A simple script may look like:
Script code/IterateAtoms.groovy
for (IAtom atom : molecule.atoms()) {
System.out.println(atom.getSymbol());
}
But in Groovy it can also look like:
Script code/IterateAtomsGroovy.groovy
for (atom in molecule.atoms()) {
println atom.getSymbol()
}
One of the more interesting features of Groovy is something called
closures
.
I have know this programming pattern from R and happily used for a long time,
but only recently learned them to be called closures. Closures allow you to
pass a method as a parameter, which can have many applications, and I will show one
situation here.
Consider the calculation of molecular properties which happen to be a mere summation over atomic properties, such as the total charge, or the molecular weight. Both these calculations require an iteration over all atoms. If we need those properties at the same time, we can combine the calcultion into one iteration. However, for the purpose of this section, we will not combine the two calculations to use one iteration, but use closures instead.
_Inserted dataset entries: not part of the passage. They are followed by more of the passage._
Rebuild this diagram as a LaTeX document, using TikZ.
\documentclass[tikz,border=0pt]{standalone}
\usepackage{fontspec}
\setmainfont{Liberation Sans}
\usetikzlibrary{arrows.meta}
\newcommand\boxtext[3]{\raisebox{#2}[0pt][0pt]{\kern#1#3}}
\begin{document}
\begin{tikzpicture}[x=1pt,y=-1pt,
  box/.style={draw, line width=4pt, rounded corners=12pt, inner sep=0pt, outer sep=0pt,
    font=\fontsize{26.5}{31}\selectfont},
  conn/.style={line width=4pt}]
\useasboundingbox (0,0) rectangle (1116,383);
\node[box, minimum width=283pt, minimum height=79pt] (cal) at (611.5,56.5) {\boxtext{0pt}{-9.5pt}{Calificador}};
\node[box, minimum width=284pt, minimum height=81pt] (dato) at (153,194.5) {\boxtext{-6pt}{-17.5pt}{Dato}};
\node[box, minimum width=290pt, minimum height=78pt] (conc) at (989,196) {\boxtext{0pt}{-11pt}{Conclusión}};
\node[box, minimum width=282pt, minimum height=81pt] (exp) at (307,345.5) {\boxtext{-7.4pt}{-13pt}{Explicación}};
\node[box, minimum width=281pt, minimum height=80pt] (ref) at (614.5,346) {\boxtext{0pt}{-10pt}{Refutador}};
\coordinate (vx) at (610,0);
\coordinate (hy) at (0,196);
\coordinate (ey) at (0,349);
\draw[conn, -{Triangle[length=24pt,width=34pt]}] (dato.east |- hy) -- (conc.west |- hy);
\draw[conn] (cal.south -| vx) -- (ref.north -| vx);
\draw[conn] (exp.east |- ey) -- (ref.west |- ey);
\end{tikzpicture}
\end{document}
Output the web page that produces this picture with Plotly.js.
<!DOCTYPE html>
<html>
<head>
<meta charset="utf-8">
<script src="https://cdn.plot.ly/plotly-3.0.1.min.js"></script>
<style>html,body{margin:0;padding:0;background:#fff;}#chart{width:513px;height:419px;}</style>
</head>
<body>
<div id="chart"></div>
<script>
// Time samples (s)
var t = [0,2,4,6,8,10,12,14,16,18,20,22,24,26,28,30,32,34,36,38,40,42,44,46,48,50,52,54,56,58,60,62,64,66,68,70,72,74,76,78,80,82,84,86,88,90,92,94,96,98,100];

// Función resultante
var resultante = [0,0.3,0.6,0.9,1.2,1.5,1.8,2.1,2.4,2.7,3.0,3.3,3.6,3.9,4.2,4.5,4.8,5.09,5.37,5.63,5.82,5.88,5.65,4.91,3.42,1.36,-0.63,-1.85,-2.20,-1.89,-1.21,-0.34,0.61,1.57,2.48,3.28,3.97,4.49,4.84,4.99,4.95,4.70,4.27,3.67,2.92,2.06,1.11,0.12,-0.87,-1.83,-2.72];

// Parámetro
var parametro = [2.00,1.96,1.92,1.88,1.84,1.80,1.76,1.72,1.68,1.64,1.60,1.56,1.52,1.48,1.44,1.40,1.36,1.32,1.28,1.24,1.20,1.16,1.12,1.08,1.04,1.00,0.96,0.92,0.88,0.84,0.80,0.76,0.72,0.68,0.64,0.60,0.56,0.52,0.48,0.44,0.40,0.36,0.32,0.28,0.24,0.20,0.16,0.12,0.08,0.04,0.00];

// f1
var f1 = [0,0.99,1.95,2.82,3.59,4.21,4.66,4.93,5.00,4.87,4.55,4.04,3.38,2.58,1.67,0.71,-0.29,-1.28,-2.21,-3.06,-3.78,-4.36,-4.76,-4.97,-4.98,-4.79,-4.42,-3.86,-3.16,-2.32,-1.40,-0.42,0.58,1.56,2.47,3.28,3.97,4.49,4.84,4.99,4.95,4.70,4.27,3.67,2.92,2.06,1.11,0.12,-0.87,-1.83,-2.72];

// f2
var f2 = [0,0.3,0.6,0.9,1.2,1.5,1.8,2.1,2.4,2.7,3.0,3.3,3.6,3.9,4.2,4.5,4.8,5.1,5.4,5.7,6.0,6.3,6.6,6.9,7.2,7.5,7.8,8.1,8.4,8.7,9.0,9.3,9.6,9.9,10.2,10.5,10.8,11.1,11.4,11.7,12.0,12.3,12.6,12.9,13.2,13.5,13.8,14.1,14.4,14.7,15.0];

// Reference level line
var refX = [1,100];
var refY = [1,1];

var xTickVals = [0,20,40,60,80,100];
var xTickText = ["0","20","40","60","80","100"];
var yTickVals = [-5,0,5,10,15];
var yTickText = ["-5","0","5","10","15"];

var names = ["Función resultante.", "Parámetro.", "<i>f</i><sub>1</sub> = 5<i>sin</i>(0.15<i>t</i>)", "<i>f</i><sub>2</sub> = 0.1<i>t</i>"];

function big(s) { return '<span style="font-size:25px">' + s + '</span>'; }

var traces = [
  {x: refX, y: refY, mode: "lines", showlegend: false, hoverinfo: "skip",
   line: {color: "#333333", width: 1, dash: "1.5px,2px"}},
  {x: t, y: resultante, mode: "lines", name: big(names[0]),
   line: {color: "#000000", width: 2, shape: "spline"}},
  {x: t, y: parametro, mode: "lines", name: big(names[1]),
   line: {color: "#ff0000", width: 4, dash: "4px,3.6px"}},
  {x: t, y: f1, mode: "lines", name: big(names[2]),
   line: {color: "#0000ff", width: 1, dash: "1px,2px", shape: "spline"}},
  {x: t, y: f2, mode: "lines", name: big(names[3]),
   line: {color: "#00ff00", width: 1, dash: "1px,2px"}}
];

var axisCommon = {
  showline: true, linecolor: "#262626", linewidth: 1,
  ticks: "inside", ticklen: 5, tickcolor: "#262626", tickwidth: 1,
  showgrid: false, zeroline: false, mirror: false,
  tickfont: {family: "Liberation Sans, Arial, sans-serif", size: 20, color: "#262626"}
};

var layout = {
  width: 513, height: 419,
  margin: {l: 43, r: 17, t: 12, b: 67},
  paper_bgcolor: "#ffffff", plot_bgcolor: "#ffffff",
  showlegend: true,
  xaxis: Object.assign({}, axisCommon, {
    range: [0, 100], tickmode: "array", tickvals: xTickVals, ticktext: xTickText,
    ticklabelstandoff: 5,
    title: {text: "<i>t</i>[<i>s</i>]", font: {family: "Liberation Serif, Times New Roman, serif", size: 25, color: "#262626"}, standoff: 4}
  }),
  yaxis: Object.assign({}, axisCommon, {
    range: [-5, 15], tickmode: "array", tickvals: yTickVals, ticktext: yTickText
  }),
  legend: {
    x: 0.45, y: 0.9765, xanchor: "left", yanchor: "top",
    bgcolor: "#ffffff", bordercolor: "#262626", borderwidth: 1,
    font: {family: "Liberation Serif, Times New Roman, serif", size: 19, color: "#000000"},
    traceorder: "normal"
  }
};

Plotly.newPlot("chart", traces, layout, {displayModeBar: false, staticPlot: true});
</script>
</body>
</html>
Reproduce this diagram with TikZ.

Therefore, we have two slices of code which share a large amount of source code statements:
Script code/CalculateTotalCharge.groovy
totalCharge = 0.0
for (atom in molecule.atoms()) {
totalCharge += atom.getCharge()
}
and
Script 16.1 code/CalculateMolecularWeight.groovy
molWeight = 0.0
for (atom in molecule.atoms()) {
molWeight += isotopeInfo.getNaturalMass(atom)
}
In both cases we want to apply a custom bit of code to all atoms, while the iteration over the atoms is identical. Groovy allows us to share the common code, by defining a \code{forAllAtoms} function into which we inject a code block using closures:
Script code/GroovyClosureForAllAtoms.groovy
def forAllAtoms(molecule, block) {
for (atom in molecule.atoms()) {
block(atom)
}
}
totalCharge = 0.0
forAllAtoms(molecule, { totalCharge += it.getCharge() } )
totalCharge = String.format('%.2f', totalCharge)
println "Total charge: ${totalCharge}"
molWeight = 0.0
forAllAtoms(molecule, {
molWeight += isotopeInfo.getNaturalMass(it)
} )
molWeight = String.format('%.2f', molWeight)
println "Molecular weight: ${molWeight}"
which gives the output:
Total charge: -0.00
Molecular weight: 16.04
This language feature makes it possible to write more compact code.
The introduction of this section showed how to use the environment variable
CLASSPATH
to define where to find dependencies. Groovy has, however,
a different way of doing this too, allowing it to grab
its dependencies.
@Grab(group='org.openscience.cdk', module='cdk-io', version='2.9')
@Grab(group='org.openscience.cdk', module='cdk-silent', version='2.9')
Using projects like ScyJava, the CDK can also be used in Python, for example, in a Jupyter notebook on Google Colab. Most code snippets in this book are actually Groovy scripts, but this repository has some Jupyter notebook examples. If you want to know how any of those examples translates to Python, please file a request here.
from scyjava import config, jimport
config.add_endpoints('org.openscience.cdk:cdk-bundle:2.9')
SmilesParser = jimport('org.openscience.cdk.smiles.SmilesParser')
Builder = jimport('org.openscience.cdk.silent.SilentChemObjectBuilder')
sp = SmilesParser(Builder.getInstance())
mol = sp.parseSmiles("CC(=O)OC1=CC=CC=C1C(=O)O")
print(f"Aspirin has {mol.getAtomCount()} atoms.")
There are even other languages at your disposal for using the CDK library. This book will mostly use Groovy code snippets, but this section points a few alternatives. These alternatives do not always provide access to the full CDK API, but at the same time often do offer a customized API which hides certain more technical details.
Bioclipse has a custom scripting language with a JavaScript
interface [1,2]. Functionality is provided using managers
,
and CDK functionality is provided using two such managers. Bioclipse 2.6.2 was the
last release using the Eclipse UI, but Bacting allows you to run Bioclipse
scripts from the command line [3].
Cinfony is a Python module that integrates to the CDK as well as other cheminformatics toolkits [4]. Cinfony can be downloaded from https://cinfony.github.io/.
The statistical software R (http://www.r-project.org/) also provide access to the CDK functionality via the rcdk package [5,6]. This package can be downloaded from CRAN from https://cran.r-project.org/web/packages/rcdk/.